In honor of Calvert Games ninth birthday weekend, I thought I would offer a blast from the past, and make an attempt at the original Recycle Bin grand tradition of stylistic prose, ripping piss poor reviews from mega-sites. Longtime readers will get this right away; others will wonder why is that joker going after IGN.
Do I have to be Captain Obvious to point out that IGN typically rates games high? As a super-major-mega-media outlet that is what is expected out of their reviews; however you know something is amiss when IGN gives Atelier Rorona: The Alchemist of Arland a subpar score (5.0 out of 10), compared to the baseline at metacritic. Atelier is currently carrying a metascore of 72 based on 12 critic reviews, so what pray tell is wrong with IGN’s review of Atelier?
The review’s tagline says it all and sets the tone for the rest of the review: “Child molestation jokes are always funny, right?”
So Mr. Reviewer, how is the story?
It’s almost worth picking up Atelier Rorona for the story. Almost. This is one of those boundary pushing, dances the line between funny and creepy, RPGs. Whether it’s Rorona’s master that makes jokes about molesting her while she sleeps, or the nice shopkeeper who gets drunk and actually does molest her, everyone wants a piece of Rorona. The American version changed the character’s ages, making Rorona 17 instead of 14, but that only barely makes things better.
WTF? Of all the current reviews, IGN’s is the only one that zeros in on molestation as a focal point of the game. Seriously?
I can understand someone not being comfortable with the references mentioned in the review; however the dialog referencing this sort of innuendo does not actually comprise the entire story.
I digress. What about the gameplay?
The problem with the game is that it’s just plain tedious.
A review is just an opinion, so I can actually respect that point of view. To each their own, right? Next up is the meat and potatoes of the review.
The challenge in the game comes from the time limits set for each Assignment. Each assignment has to be completed in a set number of days. Everything Rorona does in Atelier takes time. Adventuring, alchemy, or sleeping all spend days, bringing you closer to the deadline. I can’t sit there and level grind until my characters are all powerful because each zone takes a certain number of days to travel to, and there is a finite number of monsters each time I went to it. So leveling up is a very deliberate process, and it can bite players in the ass if they aren’t on top of their game.
Good grief. The time limit, race against the clock gameplay aspect, and your ability to manage the path you pick is the entire point of Atelier.
In other words, this reviewer sucks at this sort of game, and does not like the challenge of a “pick your path against the clock” adventure. So there you have it.
If the reviewer is completely uncomfortable with this sort of game, why take the assignment? If the game is offensive, why not tell the editor that after uncovering the lesbian overtones [I actually enjoyed this review], “I decline” to proceed any further with this trash?

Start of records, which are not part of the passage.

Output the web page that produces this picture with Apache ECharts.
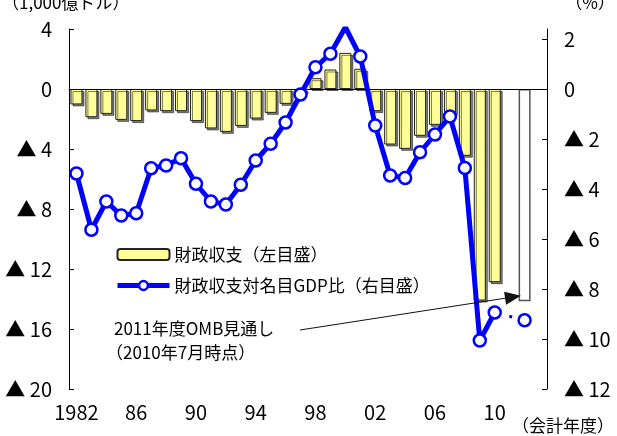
<!DOCTYPE html>
<html>
<head>
<meta charset="utf-8">
<script src="https://cdn.jsdelivr.net/npm/echarts@6/dist/echarts.min.js"></script>
<style>
  html, body { margin: 0; padding: 0; background: #fff; }
  #chart { width: 617px; height: 436px; }
</style>
</head>
<body>
<div id="chart"></div>
<script>
// 会計年度（4年ごとにラベル表示）
const years = ['1982', '83', '84', '85', '86', '87', '88', '89', '90', '91', '92', '93', '94', '95',
  '96', '97', '98', '99', '2000', '01', '02', '03', '04', '05', '06', '07', '08', '09', '10', '', '11', ''];

// 財政収支（1,000億ドル、左目盛）
const balance = [-1.03, -1.88, -1.66, -2.06, -2.14, -1.43, -1.48, -1.48, -2.14, -2.63, -2.86, -2.46, -1.97,
  -1.59, -0.99, -0.22, 0.72, 1.3, 2.41, 1.35, -1.48, -3.7, -3.99, -3.12, -2.39, -1.62, -4.45, -14.1, -12.88];
// 2011年度OMB見通し（2010年7月時点）
const balanceOmb = [null, null, null, null, null, null, null, null, null, null, null, null, null, null, null,
  null, null, null, null, null, null, null, null, null, null, null, null, null, null, null, -14.15];

// 財政収支対名目GDP比（%、右目盛）
const ratio = [-3.38, -5.63, -4.5, -5.06, -4.97, -3.17, -3.06, -2.77, -3.79, -4.5, -4.62, -3.83, -2.86,
  -2.19, -1.34, -0.22, 0.87, 1.41, 2.47, 1.3, -1.46, -3.46, -3.56, -2.53, -1.82, -1.1, -3.16, -10.06, -8.94];
const ratioOmb = [null, null, null, null, null, null, null, null, null, null, null, null, null, null, null,
  null, null, null, null, null, null, null, null, null, null, null, null, null, null, null, -9.25];
// 2010年度→見通しの点線
const ratioLink = ratio.map((v, i) => (i === 28 ? v : null)).concat([null, -9.25]);

const leftTicks = [4, 0, -4, -8, -12, -16, -20];
const rightTicks = [2, 0, -2, -4, -6, -8, -10, -12];

const jp = "'Noto Sans CJK JP', sans-serif";
const fmt = v => (v < 0 ? '▲ ' + (-v) : String(v));

const chart = echarts.init(document.getElementById('chart'));
const option = {
  animation: false,
  backgroundColor: '#fff',
  grid: { left: 69, right: 70, top: 29, bottom: 47 },
  legend: {
    orient: 'vertical',
    left: 110,
    top: 241,
    itemWidth: 52,
    itemHeight: 11,
    itemGap: 14,
    data: [
      { name: '財政収支（左目盛）' },
      { name: '財政収支対名目GDP比（右目盛）', lineStyle: { width: 5 }, itemStyle: { borderWidth: 2.5 } }
    ],
    textStyle: { fontFamily: jp, fontSize: 17, color: '#000' }
  },
  xAxis: {
    type: 'category',
    data: years,
    axisLine: { lineStyle: { color: '#000' } },
    axisTick: { inside: true, interval: 3, length: 5, lineStyle: { color: '#000' } },
    axisLabel: { interval: 3, margin: 13, fontFamily: jp, fontSize: 20, color: '#000' }
  },
  yAxis: [
    {
      type: 'value', min: -20, max: 4, interval: 4,
      splitLine: { show: false },
      axisLine: { show: true, lineStyle: { color: '#000' } },
      axisTick: { show: true, inside: true, length: 5, lineStyle: { color: '#000' } },
      axisLabel: {
        margin: 17, fontFamily: jp, fontSize: 20, color: '#000',
        formatter: v => (leftTicks.includes(v) ? fmt(v) : '')
      }
    },
    {
      type: 'value', min: -12, max: 2.4, interval: 2,
      splitLine: { show: false },
      axisLine: { show: true, lineStyle: { color: '#000' } },
      axisTick: { show: true, inside: true, length: 5, lineStyle: { color: '#000' } },
      axisLabel: {
        margin: 17, fontFamily: jp, fontSize: 20, color: '#000', showMaxLabel: false,
        formatter: v => (rightTicks.includes(v) ? fmt(v) : '')
      }
    }
  ],
  series: [
    {
      name: '財政収支（左目盛）',
      type: 'bar',
      yAxisIndex: 0,
      data: balance,
      barWidth: 12,
      barGap: '-100%',
      itemStyle: {
        color: '#FFFF99', borderColor: '#222', borderWidth: 1,
        shadowColor: 'rgba(0,0,0,0.5)', shadowOffsetX: 2, shadowOffsetY: 2, shadowBlur: 0
      },
      markLine: {
        silent: true,
        symbol: 'none',
        label: { show: false },
        lineStyle: { color: '#000', type: 'solid', width: 1 },
        data: [{ yAxis: 0 }]
      }
    },
    {
      name: 'OMB見通し',
      type: 'bar',
      yAxisIndex: 0,
      data: balanceOmb,
      barWidth: 12,
      barGap: '-100%',
      itemStyle: { color: '#fff', borderColor: '#555', borderWidth: 1.5 }
    },
    {
      name: '点線',
      type: 'line',
      yAxisIndex: 1,
      data: ratioLink,
      connectNulls: true,
      symbol: 'none',
      lineStyle: { color: '#0000FF', width: 3, type: [3, 12] },
      z: 3
    },
    {
      name: '財政収支対名目GDP比（右目盛）',
      type: 'line',
      yAxisIndex: 1,
      data: ratio,
      symbol: 'circle',
      symbolSize: 12,
      showAllSymbol: true,
      lineStyle: { color: '#0000FF', width: 5 },
      itemStyle: { color: '#fff', borderColor: '#0000FF', borderWidth: 2.5 },
      z: 4
    },
    {
      name: 'GDP比見通し',
      type: 'line',
      yAxisIndex: 1,
      data: ratioOmb,
      symbol: 'circle',
      symbolSize: 12,
      showSymbol: true,
      showAllSymbol: true,
      lineStyle: { color: '#0000FF', width: 5 },
      itemStyle: { color: '#fff', borderColor: '#0000FF', borderWidth: 2.5 },
      z: 4,
      // 注記の矢印
      markLine: {
        silent: true,
        symbol: ['none', 'triangle'],
        symbolSize: [13, 16],
        label: { show: false },
        lineStyle: { color: '#111', type: 'solid', width: 1 },
        data: [[{ x: 300, y: 330 }, { x: 513, y: 297 }]]
      }
    }
  ],
  graphic: [
    { type: 'text', left: 2, top: -6, style: { text: '（1,000億ドル）', fontFamily: jp, fontSize: 17, fill: '#000' } },
    { type: 'text', right: 2, top: -6, style: { text: '（%）', fontFamily: jp, fontSize: 17, fill: '#000' } },
    { type: 'text', left: 512, top: 417, style: { text: '（会計年度）', fontFamily: jp, fontSize: 17, fill: '#000' } },
    { type: 'text', left: 114, top: 320, style: { text: '2011年度OMB見通し', fontFamily: jp, fontSize: 17, fill: '#000' } },
    { type: 'text', left: 106, top: 344, style: { text: '（2010年7月時点）', fontFamily: jp, fontSize: 17, fill: '#000' } }
  ]
};
chart.setOption(option);
</script>
</body>
</html>
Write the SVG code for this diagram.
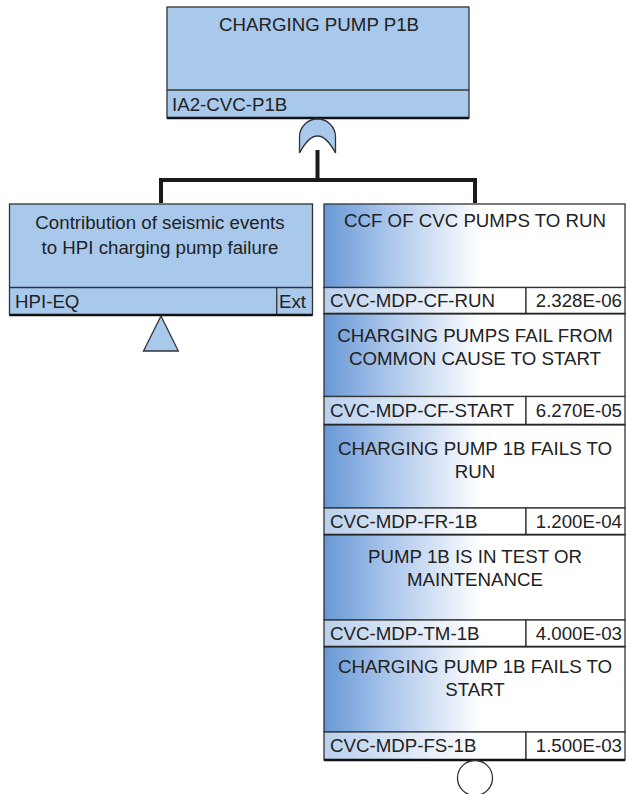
<svg xmlns="http://www.w3.org/2000/svg" width="626" height="794" viewBox="0 0 626 794">
<defs>
<linearGradient id="gEv" x1="0" y1="0" x2="1" y2="0">
<stop offset="0" stop-color="#6898d6"/>
<stop offset="0.2" stop-color="#a6c3ea"/>
<stop offset="0.52" stop-color="#ffffff"/>
<stop offset="1" stop-color="#ffffff"/>
</linearGradient>
<linearGradient id="gLb" x1="0" y1="0" x2="1" y2="0">
<stop offset="0" stop-color="#b9d0ee"/>
<stop offset="0.8" stop-color="#ffffff"/>
<stop offset="1" stop-color="#ffffff"/>
</linearGradient>
</defs>
<style>
text{font-family:"Liberation Sans",Arial,sans-serif;font-size:18.7px;fill:#222}
.c{text-anchor:middle}
.r{text-anchor:end}
.gate{fill:#a8c8ec;stroke:#333;stroke-width:1.3}
.box{stroke:#333;stroke-width:1.3}
.blue{fill:#a8c8ec}
.ev{fill:url(#gEv)}
.lb{fill:url(#gLb)}
.val{fill:#fff}
.bot{stroke:#111;stroke-width:2.6;fill:none}
.conn{stroke:#1a1a1a;stroke-width:4;fill:none}
</style>
<g id="connectors">
<path class="conn" d="M317.5,150 V180 M161,203 V180 H475 V203"/>
</g>
<g id="top-gate">
<rect class="box blue" x="167" y="7" width="302" height="111"/>
<line class="box" x1="167" y1="90" x2="469" y2="90"/>
<line class="bot" x1="167" y1="118" x2="469" y2="118"/>
<text class="c" x="319" y="31">CHARGING PUMP P1B</text>
<text x="172" y="111">IA2-CVC-P1B</text>
<path class="gate" d="M299.5,153 V137 A18,18 0 0 1 335.5,137 V153 Q317.5,119 299.5,153 Z"/>
</g>
<g id="hpi-eq">
<rect class="box blue" x="9.5" y="204" width="303" height="111"/>
<line class="box" x1="9.5" y1="287.5" x2="312.5" y2="287.5"/>
<line class="box" x1="276.7" y1="287.5" x2="276.7" y2="315"/>
<line class="bot" x1="9.5" y1="315" x2="312.5" y2="315"/>
<text class="c" x="160" y="229">Contribution of seismic events</text>
<text class="c" x="160" y="254">to HPI charging pump failure</text>
<text x="15" y="308">HPI-EQ</text>
<text x="279" y="308">Ext</text>
<path class="gate" d="M161,316 L178.3,351 L143.5,351 Z"/>
</g>
<g id="cvc-mdp-cf-run">
<rect class="box ev" x="324" y="204" width="301" height="83.5"/>
<rect class="box lb" x="324" y="287.5" width="202" height="26.5"/>
<rect class="box val" x="526" y="287.5" width="99" height="26.5"/>
<line class="bot" x1="324" y1="314" x2="625" y2="314"/>
<text class="c" x="475" y="227">CCF OF CVC PUMPS TO RUN</text>
<text x="330" y="307">CVC-MDP-CF-RUN</text>
<text class="r" x="622" y="307">2.328E-06</text>
</g>
<g id="cvc-mdp-cf-start">
<rect class="box ev" x="324" y="314" width="301" height="82.5"/>
<rect class="box lb" x="324" y="396.5" width="202" height="28.5"/>
<rect class="box val" x="526" y="396.5" width="99" height="28.5"/>
<line class="bot" x1="324" y1="425" x2="625" y2="425"/>
<text class="c" x="475" y="342">CHARGING PUMPS FAIL FROM</text>
<text class="c" x="475" y="364.5">COMMON CAUSE TO START</text>
<text x="330" y="417">CVC-MDP-CF-START</text>
<text class="r" x="622" y="417">6.270E-05</text>
</g>
<g id="cvc-mdp-fr-1b">
<rect class="box ev" x="324" y="425" width="301" height="83"/>
<rect class="box lb" x="324" y="508" width="202" height="27"/>
<rect class="box val" x="526" y="508" width="99" height="27"/>
<line class="bot" x1="324" y1="535" x2="625" y2="535"/>
<text class="c" x="475" y="455">CHARGING PUMP 1B FAILS TO</text>
<text class="c" x="475" y="478">RUN</text>
<text x="330" y="528">CVC-MDP-FR-1B</text>
<text class="r" x="622" y="528">1.200E-04</text>
</g>
<g id="cvc-mdp-tm-1b">
<rect class="box ev" x="324" y="535" width="301" height="85"/>
<rect class="box lb" x="324" y="620" width="202" height="27"/>
<rect class="box val" x="526" y="620" width="99" height="27"/>
<line class="bot" x1="324" y1="647" x2="625" y2="647"/>
<text class="c" x="475" y="562.5">PUMP 1B IS IN TEST OR</text>
<text class="c" x="475" y="585.5">MAINTENANCE</text>
<text x="330" y="640">CVC-MDP-TM-1B</text>
<text class="r" x="622" y="640">4.000E-03</text>
</g>
<g id="cvc-mdp-fs-1b">
<rect class="box ev" x="324" y="647" width="301" height="85"/>
<rect class="box lb" x="324" y="732" width="202" height="28"/>
<rect class="box val" x="526" y="732" width="99" height="28"/>
<line class="bot" x1="324" y1="760" x2="625" y2="760"/>
<text class="c" x="475" y="673">CHARGING PUMP 1B FAILS TO</text>
<text class="c" x="475" y="696">START</text>
<text x="330" y="752">CVC-MDP-FS-1B</text>
<text class="r" x="622" y="752">1.500E-03</text>
<circle cx="475" cy="778" r="17.5" fill="#fff" stroke="#333" stroke-width="1.3"/>
</g>
</svg>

Honestly, Atelier has typical JRPG all over it. Just do a google image search for “anime” and see what you uncover, which should not have been that shocking to the reviewer who opened up the review with this revealing ditty …
I love an inappropriate, flirtatious RPG starring underage girls with huge racks as much as the next guy.
I can only conclude that in general the reviewer actually likes this sort of game, but something about this one went too far? [Content Warning – Seriously – Sankaku Complex]
I would have a lot more respect for the reviewer and IGN if the review started off with a note from the editor along the lines of “… some readers may be offended by the dialog … the reviewer original assigned to Atelier had deep reservations about the story’s content …” and then give the game to a reviewer that can actually provide an opinion of the game’s content with more than a casual treatment of Atelier’s gameplay.